Что такое жизнь «мусульманина»? Можно ли сказать, что это чистое zoé? Но в нем нет больше ничего «природного» или «общественного», ничего инстинктивного или животного. Вместе с разумом перечеркнуты и его инстинкты. Антельм рассказывает, что житель лагеря был не в состоянии отличить муки холода от жестокости СС. Если мы буквально применим к нему это утверждение («холод, СС»), то сможем сказать, что «мусульманин» обретается в абсолютном неразличении между реальностью и правом, жизнью и нормой, природой и политикой. Именно поэтому надсмотрщик порой внезапно оказывается бессилен, как если бы он на миг засомневался, не является ли вдруг поведение «мусульманина», не отличающего приказ от холода, неслыханной формой сопротивления. Закон, претендующий на то, чтобы целиком стать самой жизнью, сталкивается здесь с жизнью, которая целиком стала нормой, и именно эта неразличимость угрожает lex animata лагеря.

Пол Рабинов передает случай биолога Уилсона, который, обнаружив, что он заболел лейкемией, решает полностью превратить свое тело и свою жизнь в исследовательскую и экспериментальную лабораторию. Поскольку он должен отвечать только за себя, то этические и правовые барьеры исчезают, а научное исследование может свободно и без остатка совпасть с индивидуальной биографией. Его тело не принадлежит ему самому, ибо оно было преобразовано в лабораторию; но оно не принадлежит и обществу, так как оно способно нарушить пределы, которые нравственность и закон налагают на эксперимент, лишь будучи чьим–то индивидуальным телом. Experimental life, экспериментальная жизнь, — этим термином Рабинов определяет жизнь Уилсона. Нетрудно заметить, что experimental life — это bios, но в совершенно особом смысле, ибо он настолько сконцентрирован на собственном zoé, что становится неотличим от нее.

Войдем в реанимационный бокс, где лежит тело Карен Куинлан, «новомертвое» тело, бывшее в «запредельной коме» и ожидающее извлечения органов. Биологическая жизнь, которую поддерживают автоматы, проветривая легкие, качая кровь в артерии и регулируя температуру тела, полностью отделена от формы жизни, носившей имя Карен Куинлан: речь идет (или по крайней мере кажется, что идет) о чистой zoé. Когда к середине XVII века в истории медицинских наук возникает физиология, она связывается с анатомией, господствовавшей во времена появления на свет и становления современной медицины; если анатомия (основывавшаяся на вскрытии трупа) — это описание безжизненных органов, то физиология — это «анатомия в движении», объяснение их функций в живом теле. Тело Карен Куинлан — это в самом деле лишь анатомия в движении, совокупность функций, чьей целью больше не является жизнь организма.

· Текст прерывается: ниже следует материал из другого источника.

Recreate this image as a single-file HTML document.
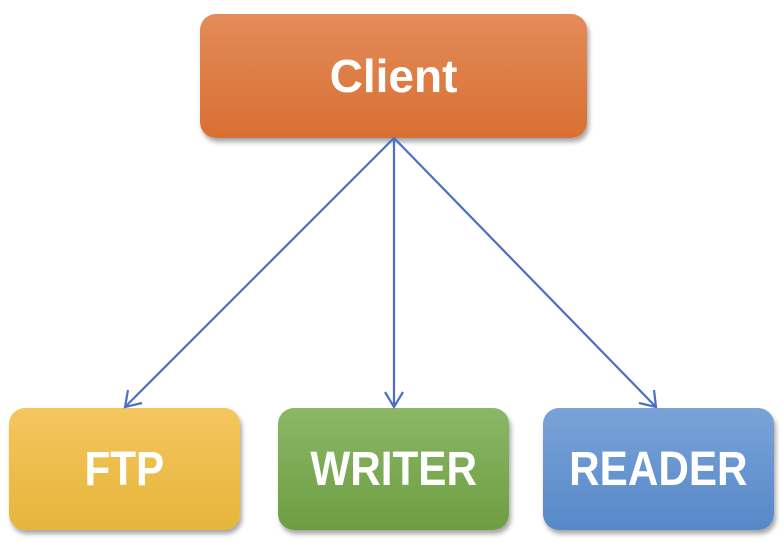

Ее жизнь поддерживается только вследствие техник реанимации и на основе правового решения; это уже не жизнь, а смерть в движении. Однако поскольку, как мы видели, жизнь и смерть теперь это лишь биополитические понятия, то тело Карен Куинлан, колеблющееся между жизнью и смертью в зависимости от прогресса медицины и принятия разных правовых решений, — это правовое бытие не в меньшей степени, чем бытие биологическое. Право, претендующее на решение о жизни, воплощается в жизнь, которая совпадает со смертью.

Выбор этой короткой серии «жизней» может показаться утрированным или даже произвольным. И все же список можно было бы легко продолжить, указав на другие предельные и при этом уже известные случаи, например, тело боснийской женщины в Омарске — порог абсолютного неразличения между биологией и политикой. Или же, двигаясь в противоположном направлении, мы обнаружим аналогичные примеры, такие как вооруженные акции для оказания гуманитарной помощи, где военные операции определяются биологическими задачами, такими как необходимость доставки питания или лечения эпидемий, — также очевидным образом свидетельствующие о невозможности выбрать между политикой и биологией.